Return the data exactly, with all pictures removed.

=== Rows ===

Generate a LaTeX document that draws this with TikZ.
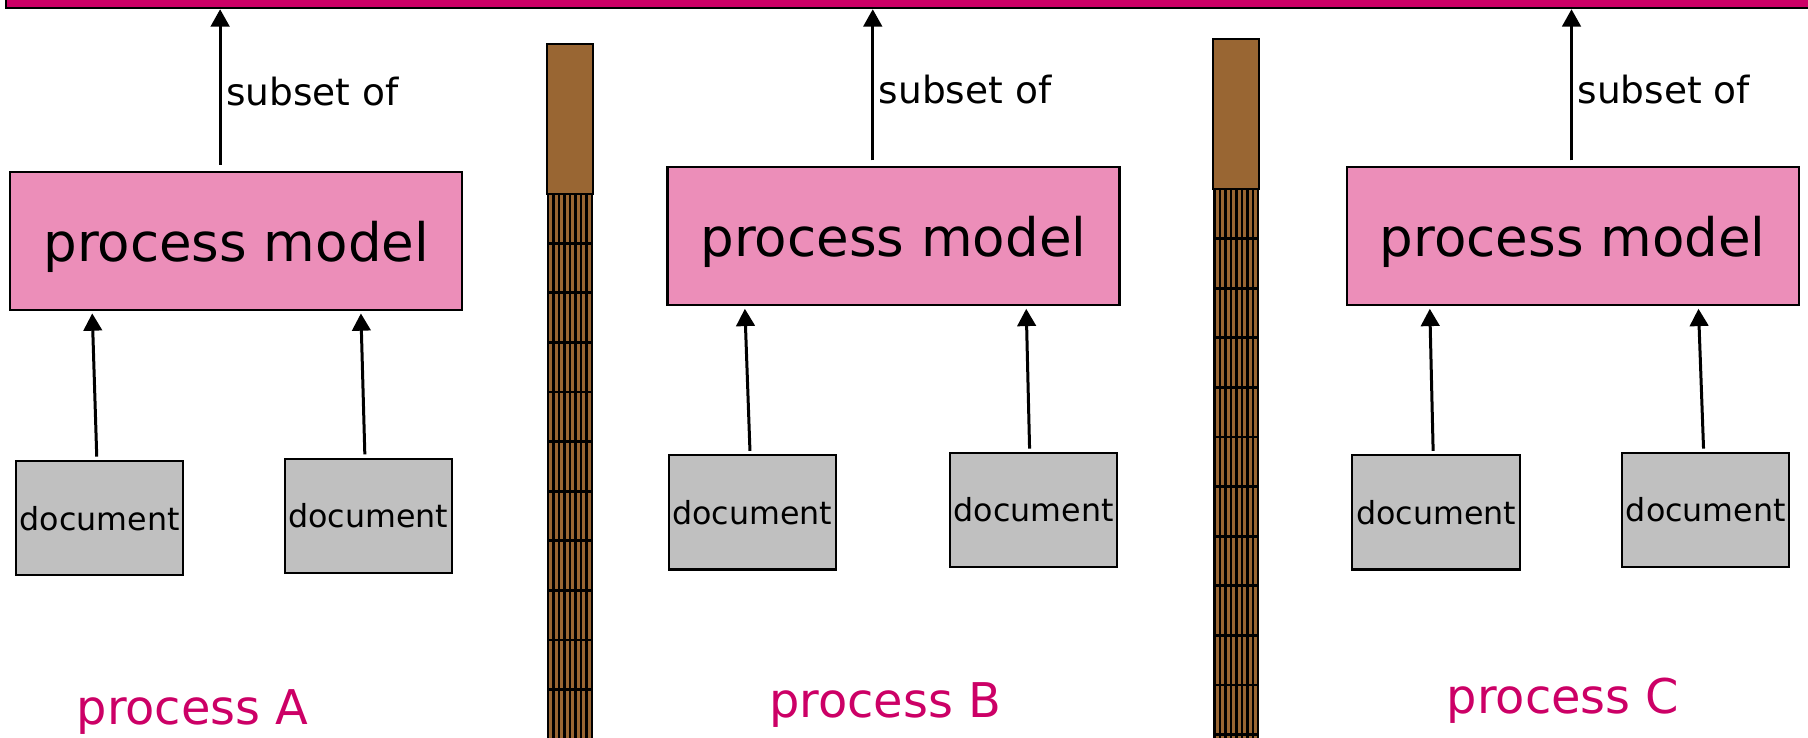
\documentclass[tikz,border=0pt]{standalone}
\usepackage{fontspec}
\setmainfont{DejaVu Sans}
\usetikzlibrary{arrows.meta,calc}
\definecolor{mag}{HTML}{CC0066}
\definecolor{pinkbox}{HTML}{EC8EB9}
\definecolor{docgray}{HTML}{C0C0C0}
\definecolor{brownc}{HTML}{996633}
\begin{document}
\begin{tikzpicture}[x=1pt,y=-1pt,
 pm/.style={draw=black,line width=1.8pt,fill=pinkbox,minimum width=392pt,minimum height=120pt,inner sep=0pt,text depth=0pt,font=\fontsize{46}{50}\selectfont,anchor=north west},
 doc/.style={draw=black,line width=1.8pt,fill=docgray,minimum width=145pt,minimum height=99pt,inner sep=0pt,font=\fontsize{27.5}{30}\selectfont,anchor=north west},
 arr/.style={line width=2.6pt,-{Triangle[length=15pt,width=16pt]}},
 sublbl/.style={font=\fontsize{32.5}{36}\selectfont,right,inner sep=4pt},
 plbl/.style={text=mag,font=\fontsize{41.5}{45}\selectfont,anchor=base,inner sep=0pt},
 post/.style={draw=black,line width=1.8pt,fill=brownc},
]
\useasboundingbox (0,0) rectangle (1568,640);
\clip (0,0) rectangle (1568,640);
% top bar
\node[draw=black,line width=1.8pt,fill=mag,minimum width=1700pt,minimum height=40pt,inner sep=0pt,anchor=south west] (bar) at (4,8) {};
% fences
\foreach \fx/\ftop in {474/38, 1052/34}{
  \foreach \i in {0,...,11}{
    \pgfmathsetmacro\sy{\ftop+130+43*\i}
    \fill[black] (\fx,\sy) rectangle (\fx+40,\sy+43);
    \foreach \k in {0,...,7}{
      \fill[brownc] (\fx+2.4+4.75*\k,\sy+1.2) rectangle (\fx+5.1+4.75*\k,\sy+41.8);
    }
  }
  \draw[post] (\fx,\ftop) rectangle (\fx+40,\ftop+130);
}
% process models
\node[pm] (pmA) at (8,148) {process model};
\node[pm] (pmB) at (578,144) {process model};
\node[pm] (pmC) at (1167,144) {process model};
% documents
\node[doc] (dA1) at (13,399) {document};
\node[doc] (dA2) at (246,397) {document};
\node[doc] (dB1) at (579,394) {document};
\node[doc] (dB2) at (823,392) {document};
\node[doc] (dC1) at (1172,394) {document};
\node[doc] (dC2) at (1406,392) {document};
% subset arrows
\coordinate (sA) at ($(pmA.north)+(-14,-5)$);
\coordinate (sB) at ($(pmB.north)+(-18,-5)$);
\coordinate (sC) at ($(pmC.north)+(-1,-5)$);
\draw[arr] (sA) -- node[sublbl,pos=0.47]{subset of} (sA |- bar.south);
\draw[arr] (sB) -- node[sublbl,pos=0.47]{subset of} (sB |- bar.south);
\draw[arr] (sC) -- node[sublbl,pos=0.47]{subset of} (sC |- bar.south);
% document arrows
\draw[arr] ($(dA1.north)+(-2.5,-3)$) -- ($(pmA.south west)+(72,2)$);
\draw[arr] ($(dA2.north)+(-3,-3)$) -- ($(pmA.south west)+(305,2)$);
\draw[arr] ($(dB1.north)+(-2,-3)$) -- ($(pmB.south west)+(68,2)$);
\draw[arr] ($(dB2.north)+(-3.5,-3)$) -- ($(pmB.south west)+(312,2)$);
\draw[arr] ($(dC1.north)+(-2.5,-3)$) -- ($(pmC.south west)+(73,2)$);
\draw[arr] ($(dC2.north)+(-2,-3)$) -- ($(pmC.south west)+(306,2)$);
% process labels
\node[plbl] (lA) at (167,628) {process A};
\node[plbl] (lB) at (767.5,622) {process B};
\node[plbl] (lC) at (1355.5,619) {process C};
\end{tikzpicture}
\end{document}
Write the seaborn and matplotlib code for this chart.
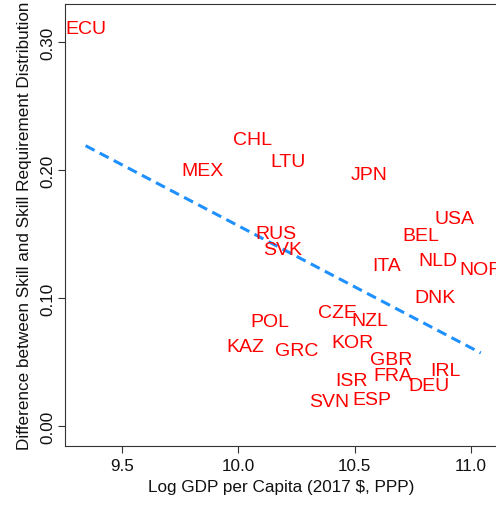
import matplotlib
matplotlib.use("Agg")
import matplotlib.pyplot as plt
import seaborn as sns
import pandas as pd

# Country codes, log GDP per capita and skill-gap measure
countries = ["ECU", "CHL", "LTU", "MEX", "JPN", "RUS", "SVK", "USA", "BEL", "ITA",
             "NLD", "NOR", "DNK", "CZE", "NZL", "POL", "KAZ", "GRC", "KOR", "GBR",
             "FRA", "IRL", "DEU", "ISR", "SVN", "ESP"]
log_gdp = [9.342, 10.060, 10.215, 9.844, 10.564, 10.163, 10.188, 10.932, 10.784, 10.636,
           10.858, 11.043, 10.845, 10.424, 10.565, 10.137, 10.029, 10.252, 10.493, 10.659,
           10.664, 10.891, 10.819, 10.488, 10.392, 10.575]
skill_gap = [0.3125, 0.2254, 0.2085, 0.2016, 0.1984, 0.1518, 0.1397, 0.1640, 0.1501, 0.1273,
             0.1306, 0.1239, 0.1019, 0.0905, 0.0841, 0.0830, 0.0640, 0.0602, 0.0671, 0.0538,
             0.0410, 0.0452, 0.0330, 0.0374, 0.0209, 0.0220]

x_ticks = [9.5, 10.0, 10.5, 11.0]
x_tick_labels = ["9.5", "10.0", "10.5", "11.0"]
y_ticks = [0.0, 0.1, 0.2, 0.3]
y_tick_labels = ["0.00", "0.10", "0.20", "0.30"]

df = pd.DataFrame({"country": countries, "log_gdp": log_gdp, "skill_gap": skill_gap})

sns.set_style("ticks")
plt.rcParams["font.family"] = ["Liberation Sans", "DejaVu Sans"]

fig = plt.figure(figsize=(4.96, 5.06), dpi=100)
ax = fig.add_axes([65 / 496, 59 / 506, 432 / 496, 442 / 506])

# OLS fit line, dashed
sns.regplot(data=df, x="log_gdp", y="skill_gap", scatter=False, ci=None,
            truncate=True, ax=ax,
            line_kws=dict(color="#1E90FF", lw=2.2, linestyle=(0, (3.3, 1.9)),
                          dash_capstyle="butt"))

# Country labels placed at each observation
for c, xv, yv in zip(df["country"], df["log_gdp"], df["skill_gap"]):
    ax.text(xv, yv, c, color="#FF0000", fontsize=14, ha="center",
            va="center_baseline", clip_on=False)

ax.set_xlim(9.2533, 11.113)
ax.set_ylim(-0.01564, 0.3299)
ax.set_xticks(x_ticks)
ax.set_xticklabels(x_tick_labels)
ax.set_yticks(y_ticks)
ax.set_yticklabels(y_tick_labels, rotation=90, va="center")

ax.tick_params(axis="both", which="major", length=5, width=0.8, color="#333333",
               labelsize=12.3, labelcolor="#111111", direction="out")
ax.tick_params(axis="x", pad=4)
ax.tick_params(axis="y", pad=2)

for side in ["left", "bottom", "top", "right"]:
    ax.spines[side].set_visible(True)
    ax.spines[side].set_color("#333333")
    ax.spines[side].set_linewidth(0.8)

ax.set_xlabel("Log GDP per Capita (2017 $, PPP)", fontsize=12.3, color="#111111",
              labelpad=4)
ax.set_ylabel("Difference between Skill and Skill Requirement Distribution",
              fontsize=12.3, color="#111111", labelpad=6)

fig.savefig("out.png", dpi=100)
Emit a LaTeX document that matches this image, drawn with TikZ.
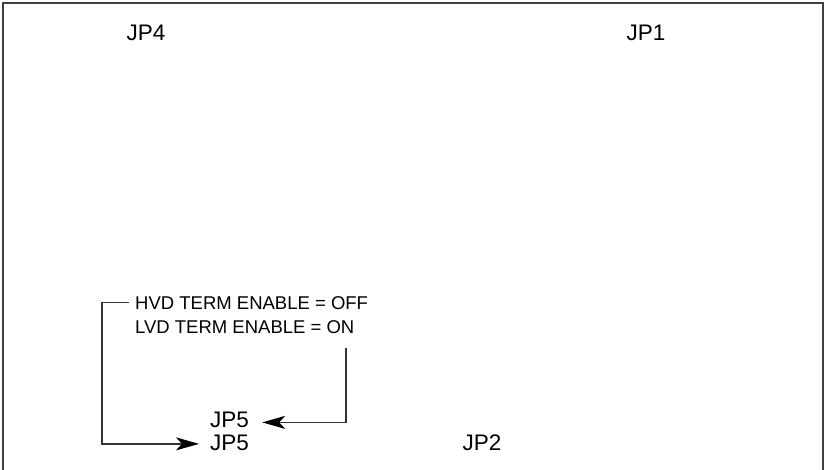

===

> _Answer below_
Generate a LaTeX document that draws this with TikZ.
\documentclass[tikz,border=0pt]{standalone}
\usepackage{fontspec}
\setmainfont{DejaVu Sans}
\usetikzlibrary{arrows.meta,calc}
\definecolor{mag}{HTML}{CC0066}
\definecolor{pinkbox}{HTML}{EC8EB9}
\definecolor{docgray}{HTML}{C0C0C0}
\definecolor{brownc}{HTML}{996633}
\begin{document}
\begin{tikzpicture}[x=1pt,y=-1pt,
 pm/.style={draw=black,line width=1.8pt,fill=pinkbox,minimum width=392pt,minimum height=120pt,inner sep=0pt,text depth=0pt,font=\fontsize{46}{50}\selectfont,anchor=north west},
 doc/.style={draw=black,line width=1.8pt,fill=docgray,minimum width=145pt,minimum height=99pt,inner sep=0pt,font=\fontsize{27.5}{30}\selectfont,anchor=north west},
 arr/.style={line width=2.6pt,-{Triangle[length=15pt,width=16pt]}},
 sublbl/.style={font=\fontsize{32.5}{36}\selectfont,right,inner sep=4pt},
 plbl/.style={text=mag,font=\fontsize{41.5}{45}\selectfont,anchor=base,inner sep=0pt},
 post/.style={draw=black,line width=1.8pt,fill=brownc},
]
\useasboundingbox (0,0) rectangle (1568,640);
\clip (0,0) rectangle (1568,640);
% top bar
\node[draw=black,line width=1.8pt,fill=mag,minimum width=1700pt,minimum height=40pt,inner sep=0pt,anchor=south west] (bar) at (4,8) {};
% fences
\foreach \fx/\ftop in {474/38, 1052/34}{
  \foreach \i in {0,...,11}{
    \pgfmathsetmacro\sy{\ftop+130+43*\i}
    \fill[black] (\fx,\sy) rectangle (\fx+40,\sy+43);
    \foreach \k in {0,...,7}{
      \fill[brownc] (\fx+2.4+4.75*\k,\sy+1.2) rectangle (\fx+5.1+4.75*\k,\sy+41.8);
    }
  }
  \draw[post] (\fx,\ftop) rectangle (\fx+40,\ftop+130);
}
% process models
\node[pm] (pmA) at (8,148) {process model};
\node[pm] (pmB) at (578,144) {process model};
\node[pm] (pmC) at (1167,144) {process model};
% documents
\node[doc] (dA1) at (13,399) {document};
\node[doc] (dA2) at (246,397) {document};
\node[doc] (dB1) at (579,394) {document};
\node[doc] (dB2) at (823,392) {document};
\node[doc] (dC1) at (1172,394) {document};
\node[doc] (dC2) at (1406,392) {document};
% subset arrows
\coordinate (sA) at ($(pmA.north)+(-14,-5)$);
\coordinate (sB) at ($(pmB.north)+(-18,-5)$);
\coordinate (sC) at ($(pmC.north)+(-1,-5)$);
\draw[arr] (sA) -- node[sublbl,pos=0.47]{subset of} (sA |- bar.south);
\draw[arr] (sB) -- node[sublbl,pos=0.47]{subset of} (sB |- bar.south);
\draw[arr] (sC) -- node[sublbl,pos=0.47]{subset of} (sC |- bar.south);
% document arrows
\draw[arr] ($(dA1.north)+(-2.5,-3)$) -- ($(pmA.south west)+(72,2)$);
\draw[arr] ($(dA2.north)+(-3,-3)$) -- ($(pmA.south west)+(305,2)$);
\draw[arr] ($(dB1.north)+(-2,-3)$) -- ($(pmB.south west)+(68,2)$);
\draw[arr] ($(dB2.north)+(-3.5,-3)$) -- ($(pmB.south west)+(312,2)$);
\draw[arr] ($(dC1.north)+(-2.5,-3)$) -- ($(pmC.south west)+(73,2)$);
\draw[arr] ($(dC2.north)+(-2,-3)$) -- ($(pmC.south west)+(306,2)$);
% process labels
\node[plbl] (lA) at (167,628) {process A};
\node[plbl] (lB) at (767.5,622) {process B};
\node[plbl] (lC) at (1355.5,619) {process C};
\end{tikzpicture}
\end{document}
Write the seaborn and matplotlib code for this chart.
import matplotlib
matplotlib.use("Agg")
import matplotlib.pyplot as plt
import seaborn as sns
import pandas as pd

# Country codes, log GDP per capita and skill-gap measure
countries = ["ECU", "CHL", "LTU", "MEX", "JPN", "RUS", "SVK", "USA", "BEL", "ITA",
             "NLD", "NOR", "DNK", "CZE", "NZL", "POL", "KAZ", "GRC", "KOR", "GBR",
             "FRA", "IRL", "DEU", "ISR", "SVN", "ESP"]
log_gdp = [9.342, 10.060, 10.215, 9.844, 10.564, 10.163, 10.188, 10.932, 10.784, 10.636,
           10.858, 11.043, 10.845, 10.424, 10.565, 10.137, 10.029, 10.252, 10.493, 10.659,
           10.664, 10.891, 10.819, 10.488, 10.392, 10.575]
skill_gap = [0.3125, 0.2254, 0.2085, 0.2016, 0.1984, 0.1518, 0.1397, 0.1640, 0.1501, 0.1273,
             0.1306, 0.1239, 0.1019, 0.0905, 0.0841, 0.0830, 0.0640, 0.0602, 0.0671, 0.0538,
             0.0410, 0.0452, 0.0330, 0.0374, 0.0209, 0.0220]

x_ticks = [9.5, 10.0, 10.5, 11.0]
x_tick_labels = ["9.5", "10.0", "10.5", "11.0"]
y_ticks = [0.0, 0.1, 0.2, 0.3]
y_tick_labels = ["0.00", "0.10", "0.20", "0.30"]

df = pd.DataFrame({"country": countries, "log_gdp": log_gdp, "skill_gap": skill_gap})

sns.set_style("ticks")
plt.rcParams["font.family"] = ["Liberation Sans", "DejaVu Sans"]

fig = plt.figure(figsize=(4.96, 5.06), dpi=100)
ax = fig.add_axes([65 / 496, 59 / 506, 432 / 496, 442 / 506])

# OLS fit line, dashed
sns.regplot(data=df, x="log_gdp", y="skill_gap", scatter=False, ci=None,
            truncate=True, ax=ax,
            line_kws=dict(color="#1E90FF", lw=2.2, linestyle=(0, (3.3, 1.9)),
                          dash_capstyle="butt"))

# Country labels placed at each observation
for c, xv, yv in zip(df["country"], df["log_gdp"], df["skill_gap"]):
    ax.text(xv, yv, c, color="#FF0000", fontsize=14, ha="center",
            va="center_baseline", clip_on=False)

ax.set_xlim(9.2533, 11.113)
ax.set_ylim(-0.01564, 0.3299)
ax.set_xticks(x_ticks)
ax.set_xticklabels(x_tick_labels)
ax.set_yticks(y_ticks)
ax.set_yticklabels(y_tick_labels, rotation=90, va="center")

ax.tick_params(axis="both", which="major", length=5, width=0.8, color="#333333",
               labelsize=12.3, labelcolor="#111111", direction="out")
ax.tick_params(axis="x", pad=4)
ax.tick_params(axis="y", pad=2)

for side in ["left", "bottom", "top", "right"]:
    ax.spines[side].set_visible(True)
    ax.spines[side].set_color("#333333")
    ax.spines[side].set_linewidth(0.8)

ax.set_xlabel("Log GDP per Capita (2017 $, PPP)", fontsize=12.3, color="#111111",
              labelpad=4)
ax.set_ylabel("Difference between Skill and Skill Requirement Distribution",
              fontsize=12.3, color="#111111", labelpad=6)

fig.savefig("out.png", dpi=100)
Emit a LaTeX document that matches this image, drawn with TikZ.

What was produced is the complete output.